На одной руке моей, и что всего досаднее, на самом наружном сгибе локтя сядь чирей, и в немногие дни так увеличился, что я от него ночи две вовсе спать не мог, а дорогою он меня неведомо как мучил и беспокоил. Болезни сей я хотя и часто подвержен был в моей молодости, но никогда не имел на себе такого страшного и мучительного чирья, которого о величине можно было по тому судить, что стержень его, который вынут был из оного по созрении, величиною был с орех простой. Но по счастию успел он созреть, прорваться и почти совсем зажить до шестого моего тогда приезда в Москву, где ожидало меня другое и весьма огорчившее меня происшествие.
Тут нашел я дядю своего Матвея Петровича лежащего больным, и болезнь его была такого рода, что я не надеялся уже, чтоб он от ней выздоровел, но почитал ее почти за верное ведущею его ко гробу. Сие огорчило меня очень, ибо я любил искренно сего близкого родственника своего. Но он опечалил меня еще более, сказав, что между тем покуда я ездил в Цивильск, а именно февраля 10–го дня, преселился в царство мертвых и другой дядя мой, Тарас Иванович Арсеньев.
Сие известие поразило меня тем более, что я сего милого и любезного своего родственника оставил при отъезде своем совершенно здоровым и в таких еще летах, что не можно было никак ожидать столь скоро его кончины. Но злая горячка не разбирает ни лет, ни здоровья, но низводит во гроб и старых и молодых и крепких и слабых, и здоровых и нездоровых. Оставшая после его жена, Катерина Петровна, была в самое то время на сносях беременна, как он скончался, и кончина его произвела столь великое действие и имела столь великое на нее влияние, что она вскоре после того родила сына, у которого на одной руке не было нескольких пальцев. Сей сын ее жив еще и поныне и весь свой век руку сию принужден носить в перчатке. Вот что могут производить жестокие печали во время беременности женщин.

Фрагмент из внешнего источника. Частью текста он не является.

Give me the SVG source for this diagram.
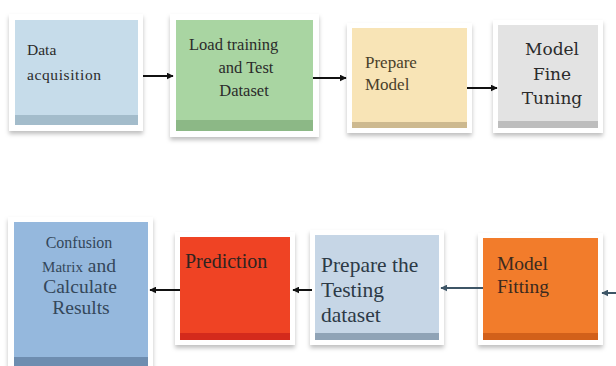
<svg xmlns="http://www.w3.org/2000/svg" width="616" height="366" viewBox="0 0 616 366">
<defs>
<filter id="sh" x="-10%" y="-10%" width="120%" height="125%">
<feDropShadow dx="0" dy="3" stdDeviation="2" flood-color="#000" flood-opacity="0.25"/>
</filter>
<marker id="ahk" viewBox="0 0 10 10" refX="9" refY="5" markerWidth="7" markerHeight="7" orient="auto" markerUnits="userSpaceOnUse">
<path d="M0,0 L10,5 L0,10 Z" fill="#111"/>
</marker>
<marker id="ahs" viewBox="0 0 10 10" refX="9" refY="5" markerWidth="7" markerHeight="7" orient="auto" markerUnits="userSpaceOnUse">
<path d="M0,0 L10,5 L0,10 Z" fill="#3d5566"/>
</marker>
</defs>
<style>
.frame{fill:#fff;filter:url(#sh)}
.k{stroke:#111;stroke-width:2;fill:none}
.s{stroke:#3d5566;stroke-width:2;fill:none}
</style>
<rect width="616" height="366" fill="#fff"/>

<g font-family="'Liberation Serif', 'DejaVu Serif', serif">
<g id="n1">
<rect class="frame" x="9" y="14" width="134" height="117"/>
<rect x="15" y="20" width="123" height="105" fill="#c6dcea"/>
<rect x="15" y="115" width="123" height="10" fill="#a3bccb"/>
<text font-size="15.5" x="27" y="55" fill="#2b2b2b">Data</text>
<text font-size="15.5" x="27" y="80" fill="#2b2b2b" letter-spacing="0.6">acquisition</text>
</g>

<g id="n2">
<rect class="frame" x="170" y="14" width="149" height="123"/>
<rect x="176" y="20" width="137" height="111" fill="#a9d5a2"/>
<rect x="176" y="120" width="137" height="11" fill="#8cb886"/>
<text font-size="16.5" x="189" y="50" fill="#2b2b2b">Load training</text>
<text font-size="16.5" x="246" y="73" text-anchor="middle" fill="#2b2b2b">and Test</text>
<text font-size="16.5" x="244" y="96" text-anchor="middle" fill="#2b2b2b">Dataset</text>
</g>

<g id="n3">
<rect class="frame" x="347" y="23" width="125" height="110"/>
<rect x="352" y="28" width="115" height="100" fill="#f8e4b6"/>
<rect x="352" y="122" width="115" height="6" fill="#cdb98f"/>
<text font-size="17" x="365" y="68" fill="#4a3f2a">Prepare</text>
<text font-size="17" x="365" y="90" fill="#4a3f2a">Model</text>
</g>

<g id="n4" font-family="'DejaVu Serif', serif">
<rect class="frame" x="493" y="20" width="110" height="113"/>
<rect x="498" y="25" width="100" height="103" fill="#e3e3e3"/>
<rect x="498" y="121" width="100" height="7" fill="#bdbdbd"/>
<text font-size="17" x="552" y="55" text-anchor="middle" fill="#2b2b2b">Model</text>
<text font-size="17" x="552" y="80" text-anchor="middle" fill="#2b2b2b">Fine</text>
<text font-size="17" x="552" y="104" text-anchor="middle" fill="#2b2b2b">Tuning</text>
</g>

<g id="n5">
<rect class="frame" x="8" y="217" width="145" height="152"/>
<rect x="14" y="222" width="134" height="144" fill="#95b8dd"/>
<rect x="14" y="357" width="134" height="9" fill="#6e8db0"/>
<text font-size="16" x="79" y="248" text-anchor="middle" fill="#34475a">Confusion</text>
<text x="79" y="272" text-anchor="middle" fill="#34475a"><tspan font-size="15">Matrix</tspan><tspan font-size="19.5"> and</tspan></text>
<text font-size="19.5" x="80" y="293" text-anchor="middle" fill="#34475a">Calculate</text>
<text font-size="19.5" x="81" y="314" text-anchor="middle" fill="#34475a">Results</text>
</g>

<g id="n6">
<rect class="frame" x="175" y="232" width="120" height="113"/>
<rect x="180" y="237" width="110" height="103" fill="#ef4324"/>
<rect x="180" y="333" width="110" height="7" fill="#d42a1c"/>
<text font-size="20" x="185" y="268" fill="#2e2420">Prediction</text>
</g>

<g id="n7">
<rect class="frame" x="310" y="230" width="134" height="115"/>
<rect x="315" y="235" width="124" height="105" fill="#c6d6e6"/>
<rect x="315" y="333" width="124" height="7" fill="#8fa3b6"/>
<text font-size="21.5" x="321" y="272" fill="#2d3a46">Prepare the</text>
<text font-size="21.5" x="321" y="297" fill="#2d3a46">Testing</text>
<text font-size="21.5" x="321" y="322" fill="#2d3a46">dataset</text>
</g>

<g id="n8">
<rect class="frame" x="478" y="233" width="125" height="112"/>
<rect x="483" y="238" width="115" height="102" fill="#f27c2b"/>
<rect x="483" y="333" width="115" height="7" fill="#d2601a"/>
<text font-size="19.5" x="497" y="270" fill="#3b2a1e">Model</text>
<text font-size="19.5" x="497" y="293" fill="#3b2a1e">Fitting</text>
</g>
</g>

<g id="connectors">
<line class="k" x1="143" y1="76" x2="173" y2="76" marker-end="url(#ahk)"/>
<line class="k" x1="313" y1="78" x2="346" y2="78" marker-end="url(#ahk)"/>
<line class="k" x1="467" y1="88" x2="497" y2="88" marker-end="url(#ahk)"/>
<line class="s" x1="616" y1="293" x2="602" y2="293" marker-end="url(#ahs)"/>
<line class="s" x1="483" y1="288" x2="441" y2="288" marker-end="url(#ahs)"/>
<line class="k" x1="312" y1="290" x2="293" y2="290" marker-end="url(#ahk)"/>
<line class="k" x1="180" y1="290" x2="150" y2="290" marker-end="url(#ahk)"/>
</g>
</svg>
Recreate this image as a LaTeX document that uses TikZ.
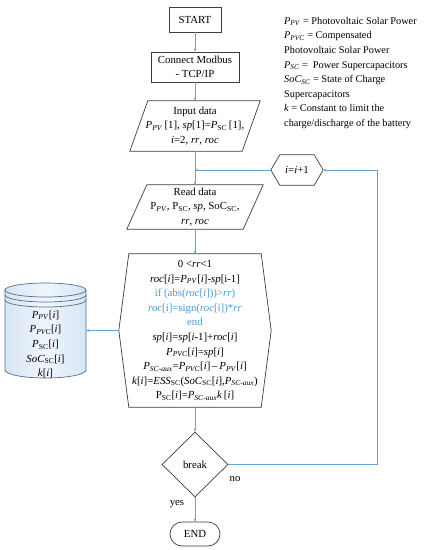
\documentclass[tikz,border=0pt]{standalone}
\usepackage{fontspec}
\setmainfont{Liberation Serif}
\usetikzlibrary{arrows.meta,shapes.geometric,calc}
\definecolor{lnc}{RGB}{105,162,210}
\definecolor{bdc}{RGB}{60,60,60}
\definecolor{bluetxt}{RGB}{70,152,212}
\definecolor{cylfill}{RGB}{214,229,244}
\definecolor{cylbd}{RGB}{85,110,140}
\newcommand\mi[1]{\textit{#1}}
\newcommand\sbi[1]{\textsubscript{\textit{#1}}}
\newcommand\sbu[1]{\textsubscript{#1}}
\newcommand\ff{\fontsize{10.8}{14.6}\selectfont}
\newcommand\fl{\fontsize{10.3}{14.6}\selectfont}
\begin{document}
\begin{tikzpicture}[x=1pt,y=-1pt,
  box/.style={draw=bdc, line width=0.7pt, fill=white, align=center, font=\ff, inner sep=1pt},
  txt/.style={align=center, font=\ff, inner sep=0pt},
  outl/.style={draw=bdc, line width=0.7pt},
  conn/.style={draw=lnc, line width=0.7pt, -{Stealth[length=3pt,width=2.6pt]}},
  plain/.style={draw=lnc, line width=0.7pt}]
\useasboundingbox (0,0) rectangle (425,550);

% nodes
\node[box, minimum width=52, minimum height=25] (start) at (195,19.5) {START};
\node[box, minimum width=88, minimum height=30] (modbus) at (195,67) {Connect Modbus\\- TCP/IP};

\node[txt, minimum width=130, minimum height=50] (input) at (195,126)
  {Input data\\ \mi{P}\sbi{PV}\,[1], \mi{sp}[1]=\mi{P}\sbu{SC}\,[1],\\ \mi{i}=2, \mi{rr}, \mi{roc}};
\draw[outl] ([xshift=18]input.north west) -- (input.north east) -- ([xshift=-18]input.south east) -- (input.south west) -- cycle;

\coordinate (jn) at (195,170);
\node[txt, minimum width=52, minimum height=30] (inc) at (297,170) {\mi{i}=\mi{i}+1};
\draw[outl] (inc.west) -- ([xshift=9]inc.north west) -- ([xshift=-9]inc.north east) -- (inc.east) -- ([xshift=-9]inc.south east) -- ([xshift=9]inc.south west) -- cycle;
\coordinate (rt) at (377,170);

\node[txt, minimum width=136, minimum height=44] (read) at (195,207)
  {Read data\\ P\sbi{PV}, P\sbu{SC}, \mi{sp}, SoC\sbu{SC},\\ \mi{rr}, \mi{roc}};
\draw[outl] ([xshift=20]read.north west) -- (read.north east) -- ([xshift=-20]read.south east) -- (read.south west) -- cycle;

\node[txt, minimum width=152, minimum height=153] (calc) at (195,330.5)
  {0 <\mi{rr}<1\\
   \mi{roc}[\mi{i}]=\mi{P}\sbi{PV}[\mi{i}]-\mi{sp}[i-1]\\
   \textcolor{bluetxt}{if (abs(\mi{roc}[\mi{i}]))>\mi{rr})}\\
   \textcolor{bluetxt}{\mi{roc}[i]=sign(\mi{roc}[i])*\mi{rr}}\\
   \textcolor{bluetxt}{end}\\
   \mi{sp}[\mi{i}]=\mi{sp}[\mi{i}-1]+\mi{roc}[\mi{i}]\\
   \mi{P}\sbi{PVC}[\mi{i}]=\mi{sp}[\mi{i}]\\
   \mi{P}\sbi{SC-aux}=\mi{P}\sbi{PVC}[\mi{i}]\,--\,\mi{P}\sbi{PV}[\mi{i}]\\
   \mi{k}[\mi{i}]=\mi{ESS}\sbu{SC}(\mi{SoC}\sbu{SC}[\mi{i}],\mi{P}\sbi{SC-aux})\\
   P\sbu{SC}[\mi{i}]=\mi{P}\sbi{SC-aux}\mi{k}\,[\mi{i}]};
\draw[outl] ([xshift=10]calc.north west) -- ([xshift=-10]calc.north east) -- (calc.east) -- ([xshift=-10]calc.south east) -- ([xshift=10]calc.south west) -- (calc.west) -- cycle;

\node[draw=bdc, line width=0.7pt, diamond, minimum width=66, minimum height=65, inner sep=0pt, font=\ff] (brk) at (195,464.5) {break};
\node[font=\ff, inner sep=0pt] (no) at (235,479) {no};
\node[font=\ff, inner sep=0pt] (yes) at (177,504) {yes};
\node[box, rounded corners=12pt, minimum width=50, minimum height=24] (end) at (195,534) {END};

% cylinder
\path[left color=cylfill, right color=cylfill, middle color=cylfill!35!white, draw=cylbd, line width=0.7pt]
  (5,290) -- (5,370) arc[start angle=180, end angle=360, x radius=40.5pt, y radius=8pt]
  -- (86,290) arc[start angle=0, end angle=180, x radius=40.5pt, y radius=7pt] -- cycle;
\draw[cylbd, line width=0.7pt] (5,290) arc[start angle=180, end angle=360, x radius=40.5pt, y radius=7pt];
\draw[cylbd, line width=0.7pt] (5,295) arc[start angle=180, end angle=360, x radius=40.5pt, y radius=7pt];
\draw[cylbd, line width=0.7pt] (5,300) arc[start angle=180, end angle=360, x radius=40.5pt, y radius=7pt];
\node[txt, minimum width=81, minimum height=75] (db) at (45.5,344.5)
  {\mi{P}\sbi{PV}[\mi{i}]\\ \mi{P}\sbi{PVC}[\mi{i}]\\ \mi{P}\sbu{SC}[\mi{i}]\\ \mi{SoC}\sbu{SC}[\mi{i}]\\ \mi{k}[\mi{i}]};

% legend
\node[anchor=north west, align=left, font=\fl, inner sep=0pt] (leg) at (284,17)
  {\mi{P}\sbi{PV} = Photovoltaic Solar Power\\
   \mi{P}\sbi{PVC} = Compensated\\
   Photovoltaic Solar Power\\
   \mi{P}\sbi{SC} =\ \ Power Supercapacitors\\
   \mi{SoC}\sbi{SC} = State of Charge\\
   Supercapacitors\\
   \mi{k} = Constant to limit the\\
   charge/discharge of the battery};

% connectors
\draw[conn] (start) -- (modbus);
\draw[conn] (modbus) -- (input);
\draw[conn] (input) -- (read);
\draw[conn] (inc.west) -- (jn);
\draw[conn] (read) -- (calc);
\draw[conn] (calc) -- (brk);
\draw[conn] (brk) -- (end);
\draw[conn] (brk.east) -| (rt) -- (inc.east);
\draw[conn] (calc.west) -- (calc.west -| db.east);
\end{tikzpicture}
\end{document}
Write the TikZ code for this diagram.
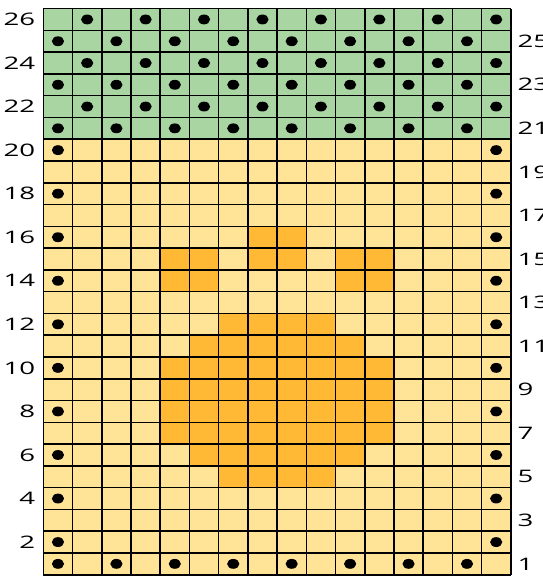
\documentclass[tikz,border=0pt]{standalone}
\usepackage{fontspec}
\setmainfont{Open Sans}
\usepackage{tikz}
\definecolor{chartgreen}{HTML}{A8D5A2}
\definecolor{chartyellow}{HTML}{FFE397}
\definecolor{chartorange}{HTML}{FFB935}

\begin{document}
\begin{tikzpicture}[x=29.65pt, y=22.1pt,
    rownum/.style={font=\fontsize{17.5}{17.5}\selectfont, xscale=1.6, inner sep=0pt},
    stitch/.style={fill=black}]
    \useasboundingbox (-1.484,-0.195) rectangle (17.1,26.394);

    % Draw background colours
    \fill[chartyellow] (0,0) rectangle (16,20);
    \fill[chartgreen] (0,20) rectangle (16,26);

    % Draw the motif (row/first/last column)
    \foreach \r/\a/\b in {16/8/9, 15/5/6, 15/8/9, 15/11/12, 14/5/6, 14/11/12,
        12/7/10, 11/6/11, 10/5/12, 9/5/12, 8/5/12, 7/5/12, 6/6/11, 5/7/10} {
        \fill[chartorange] (\a-1,\r-1) rectangle (\b,\r);
    }

    % Draw grid lines
    \foreach \i in {0,...,16} {
        \draw[line width=1.6pt] (\i,0) -- (\i,26);
    }
    \foreach \j in {0,...,26} {
        \draw[line width=1.6pt] (0,\j) -- (16,\j);
    }

    % Draw dots
    \foreach \r in {22,24,26} {
        \foreach \c in {2,4,...,16} {
            \fill[stitch] (\c-0.5,\r-0.5) ellipse [x radius=6.2pt, y radius=5pt];
        }
    }
    \foreach \r in {1,21,23,25} {
        \foreach \c in {1,3,...,15} {
            \fill[stitch] (\c-0.5,\r-0.5) ellipse [x radius=6.2pt, y radius=5pt];
        }
    }
    \foreach \r in {2,4,...,20} {
        \fill[stitch] (0.5,\r-0.5) ellipse [x radius=6.2pt, y radius=5pt];
        \fill[stitch] (15.5,\r-0.5) ellipse [x radius=6.2pt, y radius=5pt];
    }

    % Draw row numbers
    \foreach \r in {2,4,...,26} {
        \node[rownum, anchor=east] (left\r) at (-0.27,\r-0.5) {\r};
    }
    \foreach \r in {1,3,...,25} {
        \node[rownum, anchor=west] (right\r) at (16.22,\r-0.5) {\r};
    }
\end{tikzpicture}
\end{document}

Мы как ни спешили возвращением своим в дом, но за долг почли побывать у сей до крайности огорченной и лежавшей тогда еще от родов в постеле нашей родственницы, и нашли ее в жалком положении; она рассказывала нам со вздохами о кончине дяди и о несчастии, случившемся с ее новорожденным и единым только сыном, и брали в огорчении ее истинное соучастие.
Повидавшись с нею и исправив прочие надобности, какие имели в сем столичном городе, не стали мы долее в оном медлить, но поспешили окончить свое путешествие, и в 7–й день месяца марта возвратились в свой дом благополучно.
Но нас встретили и тут таким известием, которое огорчило нас вновь и очень много. Одной из приданых женщин, перевезенной с мужем ее, ткачем, к нам в деревню и женщине молодой и изрядной, вздумалось что–то лишить самой себя жизни. Ее нашли удавленною на своем поясу, и никто не знал, да и после никогда не узнали, чтоб собственно побудило ее к такому пагубному предприятию: ибо не было ей ни от кого ни малейшей изгоны и она любима была не только мужем, но и всеми нами.
Сим образом кончили мы свое дальнее путешествие, а вместе с ним дозвольте мне кончить и письмо сие, достигшее уже давно до своей величины определенной, и сказать вам, что я есмь, и прочая.
ПЕЧАЛЬНЫЕ ПРОИСШЕСТВИЯ.
Письмо 120–е.
Любезный приятель! Тысяча семьсот шестьдесят пятый год был как–то почти весь для меня не очень счастлив, но знаменовался многими печальными и огорчительными для меня происшествиями. О трех из них я рассказал уже вам в письме предследующем, а о прочих расскажу в теперешнем.
Не успели мы возвратясь домой порядочно еще в доме осмотреться, как начали озабочивать нас появившияся в доме у нас горячки. Сия болезнь, мало помалу размножаясь, усилилась наконец так, что произошла в доме у нас всеобщая перевалка, и я с каждым днем трепетал, чтоб не забралась она и к нам в хоромы и не добралась бы до самих нас, что наконец воспоследовало и действительно. Уже начали занемогать служившие при нас люди, уже лежали и они почти все и уже дошла наконец очередь и до нас.